Look in the material below for the line with "Reproduce this diagram with TikZ." and the line with "in=-55, looseness=1.4] ([xshift=18pt]fprod.south);", then set down exactly those two lines and all lines between, nothing more.

======== Exercise inputs ========

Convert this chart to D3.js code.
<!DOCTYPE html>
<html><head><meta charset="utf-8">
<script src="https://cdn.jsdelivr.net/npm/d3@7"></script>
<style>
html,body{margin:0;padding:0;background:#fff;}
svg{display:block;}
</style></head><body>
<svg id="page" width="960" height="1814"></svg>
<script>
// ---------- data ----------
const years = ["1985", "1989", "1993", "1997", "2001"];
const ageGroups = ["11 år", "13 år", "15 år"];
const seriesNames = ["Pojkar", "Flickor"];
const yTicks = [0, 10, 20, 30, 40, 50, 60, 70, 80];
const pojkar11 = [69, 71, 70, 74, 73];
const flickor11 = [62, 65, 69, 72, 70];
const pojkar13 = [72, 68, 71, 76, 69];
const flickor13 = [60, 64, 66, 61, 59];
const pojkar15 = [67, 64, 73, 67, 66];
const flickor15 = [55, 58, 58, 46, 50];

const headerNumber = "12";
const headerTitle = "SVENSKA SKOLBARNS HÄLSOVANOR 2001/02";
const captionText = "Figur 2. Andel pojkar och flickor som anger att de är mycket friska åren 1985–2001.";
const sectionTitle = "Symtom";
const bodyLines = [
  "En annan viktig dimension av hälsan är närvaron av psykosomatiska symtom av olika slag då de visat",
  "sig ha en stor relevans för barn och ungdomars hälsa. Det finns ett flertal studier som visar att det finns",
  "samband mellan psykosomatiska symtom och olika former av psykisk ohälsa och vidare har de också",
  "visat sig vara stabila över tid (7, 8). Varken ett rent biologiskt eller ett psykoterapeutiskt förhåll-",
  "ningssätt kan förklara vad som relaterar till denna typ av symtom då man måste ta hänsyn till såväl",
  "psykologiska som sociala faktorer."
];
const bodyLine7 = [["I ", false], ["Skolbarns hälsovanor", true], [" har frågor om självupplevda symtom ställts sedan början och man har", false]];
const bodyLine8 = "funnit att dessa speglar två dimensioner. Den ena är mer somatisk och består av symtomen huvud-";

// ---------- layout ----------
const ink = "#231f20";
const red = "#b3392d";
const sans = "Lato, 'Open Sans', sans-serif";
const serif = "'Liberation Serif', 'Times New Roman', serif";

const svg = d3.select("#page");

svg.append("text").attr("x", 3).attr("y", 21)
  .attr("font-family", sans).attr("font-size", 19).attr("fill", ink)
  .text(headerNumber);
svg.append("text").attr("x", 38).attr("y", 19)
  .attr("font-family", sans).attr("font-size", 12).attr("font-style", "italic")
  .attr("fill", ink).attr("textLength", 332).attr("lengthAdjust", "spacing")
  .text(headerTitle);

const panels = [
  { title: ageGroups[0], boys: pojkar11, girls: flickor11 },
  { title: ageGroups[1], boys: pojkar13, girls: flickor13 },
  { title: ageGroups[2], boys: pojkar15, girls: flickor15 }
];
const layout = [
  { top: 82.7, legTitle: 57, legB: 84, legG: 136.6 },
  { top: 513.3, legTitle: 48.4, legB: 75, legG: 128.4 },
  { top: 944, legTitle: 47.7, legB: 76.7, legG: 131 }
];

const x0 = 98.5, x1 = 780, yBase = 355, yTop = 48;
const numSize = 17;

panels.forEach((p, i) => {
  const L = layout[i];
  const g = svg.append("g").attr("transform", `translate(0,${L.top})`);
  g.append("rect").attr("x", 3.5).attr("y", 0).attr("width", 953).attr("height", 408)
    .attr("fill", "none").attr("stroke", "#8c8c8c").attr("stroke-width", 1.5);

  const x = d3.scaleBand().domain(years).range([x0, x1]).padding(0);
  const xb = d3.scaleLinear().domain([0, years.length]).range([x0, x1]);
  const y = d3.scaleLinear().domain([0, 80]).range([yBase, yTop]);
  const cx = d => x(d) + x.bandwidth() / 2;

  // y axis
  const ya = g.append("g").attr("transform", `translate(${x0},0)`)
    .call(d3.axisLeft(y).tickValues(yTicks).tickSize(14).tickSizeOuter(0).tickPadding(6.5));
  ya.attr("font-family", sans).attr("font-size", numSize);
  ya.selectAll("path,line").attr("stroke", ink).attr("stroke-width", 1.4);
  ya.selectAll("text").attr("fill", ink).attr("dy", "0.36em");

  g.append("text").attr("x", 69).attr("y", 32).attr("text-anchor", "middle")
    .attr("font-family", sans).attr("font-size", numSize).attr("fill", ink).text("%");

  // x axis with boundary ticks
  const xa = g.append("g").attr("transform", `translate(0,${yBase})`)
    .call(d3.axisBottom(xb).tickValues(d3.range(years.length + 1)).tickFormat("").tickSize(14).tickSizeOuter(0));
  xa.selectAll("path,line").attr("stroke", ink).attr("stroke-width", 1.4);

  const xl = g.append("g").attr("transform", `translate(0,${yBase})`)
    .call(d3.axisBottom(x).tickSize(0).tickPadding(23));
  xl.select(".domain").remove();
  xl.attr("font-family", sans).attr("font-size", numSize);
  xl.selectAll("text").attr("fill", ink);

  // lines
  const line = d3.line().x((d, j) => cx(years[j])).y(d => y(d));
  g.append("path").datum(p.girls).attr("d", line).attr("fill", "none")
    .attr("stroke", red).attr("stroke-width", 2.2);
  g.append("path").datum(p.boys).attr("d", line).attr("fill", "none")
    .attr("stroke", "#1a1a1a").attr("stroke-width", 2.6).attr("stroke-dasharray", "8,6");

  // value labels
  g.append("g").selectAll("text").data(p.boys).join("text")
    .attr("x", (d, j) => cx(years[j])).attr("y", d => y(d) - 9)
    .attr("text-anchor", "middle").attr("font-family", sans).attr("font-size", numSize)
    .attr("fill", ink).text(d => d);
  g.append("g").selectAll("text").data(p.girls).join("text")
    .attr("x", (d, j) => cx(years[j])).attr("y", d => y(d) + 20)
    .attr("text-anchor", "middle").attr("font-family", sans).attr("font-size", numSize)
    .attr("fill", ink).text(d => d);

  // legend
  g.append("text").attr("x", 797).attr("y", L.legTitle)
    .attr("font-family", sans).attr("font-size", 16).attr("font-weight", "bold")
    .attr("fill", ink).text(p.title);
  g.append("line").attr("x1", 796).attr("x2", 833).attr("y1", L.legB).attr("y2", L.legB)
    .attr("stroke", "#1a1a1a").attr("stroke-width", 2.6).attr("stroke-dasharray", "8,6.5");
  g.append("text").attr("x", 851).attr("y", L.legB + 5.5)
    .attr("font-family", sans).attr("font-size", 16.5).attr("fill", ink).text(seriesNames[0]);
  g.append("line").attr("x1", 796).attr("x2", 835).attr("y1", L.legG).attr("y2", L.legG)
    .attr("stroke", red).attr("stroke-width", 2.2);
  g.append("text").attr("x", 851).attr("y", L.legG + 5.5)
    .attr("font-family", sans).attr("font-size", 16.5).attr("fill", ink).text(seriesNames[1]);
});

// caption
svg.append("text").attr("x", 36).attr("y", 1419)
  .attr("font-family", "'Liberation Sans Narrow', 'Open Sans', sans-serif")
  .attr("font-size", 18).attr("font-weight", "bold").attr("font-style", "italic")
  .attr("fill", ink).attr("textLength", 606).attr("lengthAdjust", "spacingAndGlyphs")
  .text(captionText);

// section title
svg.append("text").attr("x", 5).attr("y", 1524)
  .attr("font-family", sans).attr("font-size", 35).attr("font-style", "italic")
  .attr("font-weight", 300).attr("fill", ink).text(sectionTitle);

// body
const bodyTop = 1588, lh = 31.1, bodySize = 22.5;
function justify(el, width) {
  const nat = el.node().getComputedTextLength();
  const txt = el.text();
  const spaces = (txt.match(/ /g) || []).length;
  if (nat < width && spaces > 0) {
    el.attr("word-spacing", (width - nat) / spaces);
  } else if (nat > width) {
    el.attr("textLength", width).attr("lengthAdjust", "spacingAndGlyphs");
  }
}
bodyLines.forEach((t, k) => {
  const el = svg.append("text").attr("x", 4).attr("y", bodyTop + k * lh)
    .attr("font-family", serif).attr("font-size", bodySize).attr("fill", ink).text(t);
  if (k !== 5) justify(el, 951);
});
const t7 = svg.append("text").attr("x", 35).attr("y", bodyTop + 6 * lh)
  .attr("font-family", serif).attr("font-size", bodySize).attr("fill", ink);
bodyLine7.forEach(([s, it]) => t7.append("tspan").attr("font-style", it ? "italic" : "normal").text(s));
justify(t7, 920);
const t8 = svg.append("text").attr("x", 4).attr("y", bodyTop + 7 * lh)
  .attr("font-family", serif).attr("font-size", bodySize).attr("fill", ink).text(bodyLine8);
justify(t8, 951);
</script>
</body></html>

========
======== Exercise inputs ========

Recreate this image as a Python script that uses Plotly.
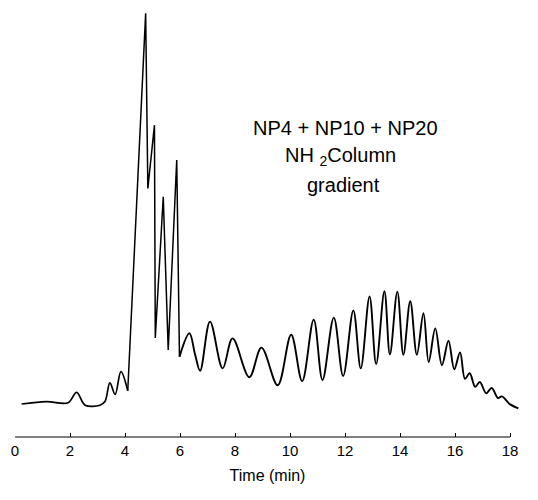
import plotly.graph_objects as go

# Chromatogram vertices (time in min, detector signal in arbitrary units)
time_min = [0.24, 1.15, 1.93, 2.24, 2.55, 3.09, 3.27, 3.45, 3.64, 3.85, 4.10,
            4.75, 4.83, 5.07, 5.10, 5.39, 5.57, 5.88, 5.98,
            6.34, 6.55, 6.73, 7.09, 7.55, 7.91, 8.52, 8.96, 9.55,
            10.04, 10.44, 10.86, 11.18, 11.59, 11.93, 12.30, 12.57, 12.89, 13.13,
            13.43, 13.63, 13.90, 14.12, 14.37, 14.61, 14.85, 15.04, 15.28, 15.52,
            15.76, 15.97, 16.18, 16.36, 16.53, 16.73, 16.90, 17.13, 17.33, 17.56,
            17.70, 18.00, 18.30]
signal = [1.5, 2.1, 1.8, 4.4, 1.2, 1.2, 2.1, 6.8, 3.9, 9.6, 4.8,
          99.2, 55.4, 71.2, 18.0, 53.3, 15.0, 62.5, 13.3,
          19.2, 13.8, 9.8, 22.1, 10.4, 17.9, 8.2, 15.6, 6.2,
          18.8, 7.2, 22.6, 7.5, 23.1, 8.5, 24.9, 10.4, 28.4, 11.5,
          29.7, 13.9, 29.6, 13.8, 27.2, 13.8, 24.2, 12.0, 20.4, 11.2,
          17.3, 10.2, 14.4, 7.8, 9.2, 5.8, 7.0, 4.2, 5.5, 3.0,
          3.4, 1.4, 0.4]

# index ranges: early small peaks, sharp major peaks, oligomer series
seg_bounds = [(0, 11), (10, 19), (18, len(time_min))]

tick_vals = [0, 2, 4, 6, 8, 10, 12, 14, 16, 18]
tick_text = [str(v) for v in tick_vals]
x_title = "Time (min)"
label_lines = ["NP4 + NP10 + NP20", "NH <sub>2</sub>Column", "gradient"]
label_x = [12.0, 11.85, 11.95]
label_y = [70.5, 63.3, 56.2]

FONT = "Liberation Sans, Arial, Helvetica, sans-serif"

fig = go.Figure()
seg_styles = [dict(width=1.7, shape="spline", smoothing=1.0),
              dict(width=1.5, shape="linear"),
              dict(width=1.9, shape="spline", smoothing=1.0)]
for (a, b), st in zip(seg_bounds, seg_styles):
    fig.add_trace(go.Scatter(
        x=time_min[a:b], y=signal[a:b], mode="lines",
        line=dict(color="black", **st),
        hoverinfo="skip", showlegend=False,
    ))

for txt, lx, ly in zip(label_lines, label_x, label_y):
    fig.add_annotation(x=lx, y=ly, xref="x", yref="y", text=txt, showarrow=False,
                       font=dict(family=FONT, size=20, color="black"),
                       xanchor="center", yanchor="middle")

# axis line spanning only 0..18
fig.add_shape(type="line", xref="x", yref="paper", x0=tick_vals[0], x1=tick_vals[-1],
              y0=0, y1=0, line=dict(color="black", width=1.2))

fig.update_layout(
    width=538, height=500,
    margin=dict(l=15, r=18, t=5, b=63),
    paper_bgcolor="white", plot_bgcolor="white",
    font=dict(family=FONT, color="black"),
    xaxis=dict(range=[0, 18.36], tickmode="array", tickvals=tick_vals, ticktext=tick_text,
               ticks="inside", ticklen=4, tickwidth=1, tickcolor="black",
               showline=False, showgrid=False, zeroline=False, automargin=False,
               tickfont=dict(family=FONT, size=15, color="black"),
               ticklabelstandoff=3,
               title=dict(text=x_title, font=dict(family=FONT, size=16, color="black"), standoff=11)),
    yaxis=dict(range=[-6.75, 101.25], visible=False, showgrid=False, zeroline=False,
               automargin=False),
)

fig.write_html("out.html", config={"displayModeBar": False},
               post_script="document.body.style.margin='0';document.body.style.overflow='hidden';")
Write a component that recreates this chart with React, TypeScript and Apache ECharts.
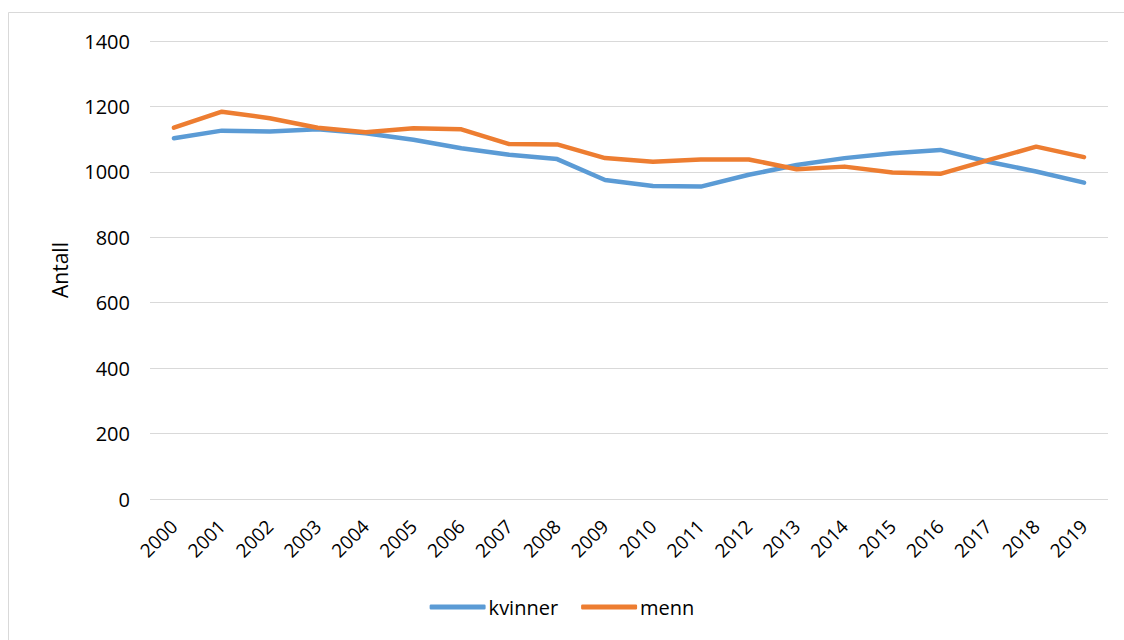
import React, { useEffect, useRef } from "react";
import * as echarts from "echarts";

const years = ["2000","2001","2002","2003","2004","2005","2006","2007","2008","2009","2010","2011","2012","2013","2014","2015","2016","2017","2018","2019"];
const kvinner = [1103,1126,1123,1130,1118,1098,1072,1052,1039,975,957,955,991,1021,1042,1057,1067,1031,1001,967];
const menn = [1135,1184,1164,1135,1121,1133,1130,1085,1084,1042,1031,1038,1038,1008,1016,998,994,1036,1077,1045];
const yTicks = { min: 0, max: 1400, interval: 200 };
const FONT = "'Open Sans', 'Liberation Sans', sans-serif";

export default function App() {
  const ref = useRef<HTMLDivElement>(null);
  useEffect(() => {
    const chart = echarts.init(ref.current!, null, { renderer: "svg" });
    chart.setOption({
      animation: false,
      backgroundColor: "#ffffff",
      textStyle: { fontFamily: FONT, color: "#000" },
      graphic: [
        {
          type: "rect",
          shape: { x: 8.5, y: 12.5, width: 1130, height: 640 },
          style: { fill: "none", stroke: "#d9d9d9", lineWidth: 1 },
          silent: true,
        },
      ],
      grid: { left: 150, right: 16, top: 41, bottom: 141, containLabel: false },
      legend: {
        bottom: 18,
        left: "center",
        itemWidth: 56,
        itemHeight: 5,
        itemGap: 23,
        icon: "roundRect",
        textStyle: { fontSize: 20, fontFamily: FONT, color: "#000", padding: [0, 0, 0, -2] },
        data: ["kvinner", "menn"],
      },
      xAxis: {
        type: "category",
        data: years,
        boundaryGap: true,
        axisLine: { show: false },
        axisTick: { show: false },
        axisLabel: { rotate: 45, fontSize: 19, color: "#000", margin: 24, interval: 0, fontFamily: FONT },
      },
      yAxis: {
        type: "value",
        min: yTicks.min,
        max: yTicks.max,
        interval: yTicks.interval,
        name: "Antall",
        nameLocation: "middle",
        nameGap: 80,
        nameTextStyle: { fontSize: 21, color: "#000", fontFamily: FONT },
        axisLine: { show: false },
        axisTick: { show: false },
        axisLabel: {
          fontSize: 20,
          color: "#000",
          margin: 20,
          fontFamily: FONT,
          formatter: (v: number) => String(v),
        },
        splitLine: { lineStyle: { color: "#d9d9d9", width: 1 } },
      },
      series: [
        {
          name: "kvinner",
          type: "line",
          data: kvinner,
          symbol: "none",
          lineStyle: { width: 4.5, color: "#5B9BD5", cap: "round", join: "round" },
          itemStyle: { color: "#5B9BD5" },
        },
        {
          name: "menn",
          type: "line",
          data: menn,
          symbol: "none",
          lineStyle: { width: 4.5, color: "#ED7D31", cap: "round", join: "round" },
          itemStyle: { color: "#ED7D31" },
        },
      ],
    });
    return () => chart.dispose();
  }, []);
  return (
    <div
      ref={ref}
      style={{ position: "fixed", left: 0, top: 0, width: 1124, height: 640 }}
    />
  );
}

========
======== Exercise inputs ========

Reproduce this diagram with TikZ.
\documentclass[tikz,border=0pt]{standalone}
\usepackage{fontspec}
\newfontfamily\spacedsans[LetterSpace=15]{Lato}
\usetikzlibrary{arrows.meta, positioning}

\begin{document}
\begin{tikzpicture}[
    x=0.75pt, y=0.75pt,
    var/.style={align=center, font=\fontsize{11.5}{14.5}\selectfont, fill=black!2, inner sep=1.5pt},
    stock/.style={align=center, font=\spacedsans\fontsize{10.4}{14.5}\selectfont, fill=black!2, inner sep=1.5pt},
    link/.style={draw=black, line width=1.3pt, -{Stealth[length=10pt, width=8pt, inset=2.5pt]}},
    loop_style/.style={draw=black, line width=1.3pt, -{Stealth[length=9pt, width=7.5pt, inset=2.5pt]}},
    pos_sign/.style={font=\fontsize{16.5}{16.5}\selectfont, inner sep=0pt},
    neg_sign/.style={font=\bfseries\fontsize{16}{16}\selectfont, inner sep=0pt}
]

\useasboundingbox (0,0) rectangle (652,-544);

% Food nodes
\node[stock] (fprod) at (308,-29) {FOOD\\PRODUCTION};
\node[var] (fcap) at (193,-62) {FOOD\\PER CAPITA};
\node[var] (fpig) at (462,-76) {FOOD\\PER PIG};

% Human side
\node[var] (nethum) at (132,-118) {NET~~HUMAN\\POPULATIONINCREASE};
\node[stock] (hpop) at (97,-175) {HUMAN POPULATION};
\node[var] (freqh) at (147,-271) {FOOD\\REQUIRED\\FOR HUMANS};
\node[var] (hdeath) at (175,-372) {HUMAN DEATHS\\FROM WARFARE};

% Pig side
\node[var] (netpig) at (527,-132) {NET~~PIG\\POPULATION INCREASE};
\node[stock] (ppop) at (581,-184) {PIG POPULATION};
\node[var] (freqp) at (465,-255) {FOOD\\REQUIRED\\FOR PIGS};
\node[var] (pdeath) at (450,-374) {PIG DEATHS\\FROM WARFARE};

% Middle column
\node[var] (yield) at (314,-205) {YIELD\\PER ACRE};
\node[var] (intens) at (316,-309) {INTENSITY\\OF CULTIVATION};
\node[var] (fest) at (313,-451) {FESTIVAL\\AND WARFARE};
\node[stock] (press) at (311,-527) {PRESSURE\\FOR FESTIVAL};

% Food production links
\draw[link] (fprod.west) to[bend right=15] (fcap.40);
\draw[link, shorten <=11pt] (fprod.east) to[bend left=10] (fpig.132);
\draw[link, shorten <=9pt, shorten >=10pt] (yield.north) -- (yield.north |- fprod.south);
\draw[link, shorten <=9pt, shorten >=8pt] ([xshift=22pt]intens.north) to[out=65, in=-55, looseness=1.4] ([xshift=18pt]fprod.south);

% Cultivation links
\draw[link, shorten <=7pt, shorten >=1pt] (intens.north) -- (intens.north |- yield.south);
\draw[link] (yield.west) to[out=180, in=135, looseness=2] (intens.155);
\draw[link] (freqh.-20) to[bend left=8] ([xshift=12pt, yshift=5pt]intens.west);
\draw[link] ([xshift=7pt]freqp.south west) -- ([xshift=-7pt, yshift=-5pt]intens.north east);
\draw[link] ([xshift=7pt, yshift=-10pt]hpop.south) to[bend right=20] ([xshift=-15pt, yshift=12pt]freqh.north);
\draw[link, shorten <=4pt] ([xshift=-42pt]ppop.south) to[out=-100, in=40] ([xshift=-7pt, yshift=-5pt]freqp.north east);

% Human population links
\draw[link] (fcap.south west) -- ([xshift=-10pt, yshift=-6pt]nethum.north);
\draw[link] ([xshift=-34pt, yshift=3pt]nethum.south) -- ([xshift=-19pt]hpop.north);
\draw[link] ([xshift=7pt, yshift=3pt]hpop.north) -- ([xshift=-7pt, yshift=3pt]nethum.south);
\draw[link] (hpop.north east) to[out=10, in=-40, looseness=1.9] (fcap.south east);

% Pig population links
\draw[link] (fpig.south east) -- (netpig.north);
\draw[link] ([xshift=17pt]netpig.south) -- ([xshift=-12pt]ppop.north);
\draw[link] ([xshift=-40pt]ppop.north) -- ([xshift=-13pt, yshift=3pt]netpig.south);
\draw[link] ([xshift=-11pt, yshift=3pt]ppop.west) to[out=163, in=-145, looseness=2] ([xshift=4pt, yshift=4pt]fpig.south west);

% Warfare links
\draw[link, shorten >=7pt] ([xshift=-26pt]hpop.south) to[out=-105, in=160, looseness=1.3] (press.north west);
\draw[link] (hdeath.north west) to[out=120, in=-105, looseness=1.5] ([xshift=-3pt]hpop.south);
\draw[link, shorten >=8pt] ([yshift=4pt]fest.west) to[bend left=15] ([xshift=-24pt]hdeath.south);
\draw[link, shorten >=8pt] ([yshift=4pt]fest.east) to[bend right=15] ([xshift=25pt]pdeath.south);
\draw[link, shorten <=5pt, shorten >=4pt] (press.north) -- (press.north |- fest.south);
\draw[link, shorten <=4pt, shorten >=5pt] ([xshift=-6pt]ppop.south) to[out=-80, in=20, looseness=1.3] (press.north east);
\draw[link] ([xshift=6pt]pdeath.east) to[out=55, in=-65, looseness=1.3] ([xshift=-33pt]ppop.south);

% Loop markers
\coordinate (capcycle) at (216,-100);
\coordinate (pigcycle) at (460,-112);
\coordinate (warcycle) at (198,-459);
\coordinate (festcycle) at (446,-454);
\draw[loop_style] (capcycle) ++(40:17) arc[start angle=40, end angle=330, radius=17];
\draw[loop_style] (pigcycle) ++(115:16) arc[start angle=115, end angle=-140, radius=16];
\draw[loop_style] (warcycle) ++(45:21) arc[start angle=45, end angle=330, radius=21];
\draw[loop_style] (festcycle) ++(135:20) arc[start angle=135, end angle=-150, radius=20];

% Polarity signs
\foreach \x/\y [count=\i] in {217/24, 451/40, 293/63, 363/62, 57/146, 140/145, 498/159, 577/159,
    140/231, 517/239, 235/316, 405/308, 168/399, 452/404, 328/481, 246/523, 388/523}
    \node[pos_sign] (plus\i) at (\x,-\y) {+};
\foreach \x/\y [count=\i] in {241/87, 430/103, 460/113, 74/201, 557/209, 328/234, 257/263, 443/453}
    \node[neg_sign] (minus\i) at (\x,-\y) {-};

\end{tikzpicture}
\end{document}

========

## Exercise solution
Reproduce this diagram with TikZ.
\documentclass[tikz,border=0pt]{standalone}
\usepackage{fontspec}
\newfontfamily\spacedsans[LetterSpace=15]{Lato}
\usetikzlibrary{arrows.meta, positioning}

\begin{document}
\begin{tikzpicture}[
    x=0.75pt, y=0.75pt,
    var/.style={align=center, font=\fontsize{11.5}{14.5}\selectfont, fill=black!2, inner sep=1.5pt},
    stock/.style={align=center, font=\spacedsans\fontsize{10.4}{14.5}\selectfont, fill=black!2, inner sep=1.5pt},
    link/.style={draw=black, line width=1.3pt, -{Stealth[length=10pt, width=8pt, inset=2.5pt]}},
    loop_style/.style={draw=black, line width=1.3pt, -{Stealth[length=9pt, width=7.5pt, inset=2.5pt]}},
    pos_sign/.style={font=\fontsize{16.5}{16.5}\selectfont, inner sep=0pt},
    neg_sign/.style={font=\bfseries\fontsize{16}{16}\selectfont, inner sep=0pt}
]

\useasboundingbox (0,0) rectangle (652,-544);

% Food nodes
\node[stock] (fprod) at (308,-29) {FOOD\\PRODUCTION};
\node[var] (fcap) at (193,-62) {FOOD\\PER CAPITA};
\node[var] (fpig) at (462,-76) {FOOD\\PER PIG};

% Human side
\node[var] (nethum) at (132,-118) {NET~~HUMAN\\POPULATIONINCREASE};
\node[stock] (hpop) at (97,-175) {HUMAN POPULATION};
\node[var] (freqh) at (147,-271) {FOOD\\REQUIRED\\FOR HUMANS};
\node[var] (hdeath) at (175,-372) {HUMAN DEATHS\\FROM WARFARE};

% Pig side
\node[var] (netpig) at (527,-132) {NET~~PIG\\POPULATION INCREASE};
\node[stock] (ppop) at (581,-184) {PIG POPULATION};
\node[var] (freqp) at (465,-255) {FOOD\\REQUIRED\\FOR PIGS};
\node[var] (pdeath) at (450,-374) {PIG DEATHS\\FROM WARFARE};

% Middle column
\node[var] (yield) at (314,-205) {YIELD\\PER ACRE};
\node[var] (intens) at (316,-309) {INTENSITY\\OF CULTIVATION};
\node[var] (fest) at (313,-451) {FESTIVAL\\AND WARFARE};
\node[stock] (press) at (311,-527) {PRESSURE\\FOR FESTIVAL};

% Food production links
\draw[link] (fprod.west) to[bend right=15] (fcap.40);
\draw[link, shorten <=11pt] (fprod.east) to[bend left=10] (fpig.132);
\draw[link, shorten <=9pt, shorten >=10pt] (yield.north) -- (yield.north |- fprod.south);
\draw[link, shorten <=9pt, shorten >=8pt] ([xshift=22pt]intens.north) to[out=65, in=-55, looseness=1.4] ([xshift=18pt]fprod.south);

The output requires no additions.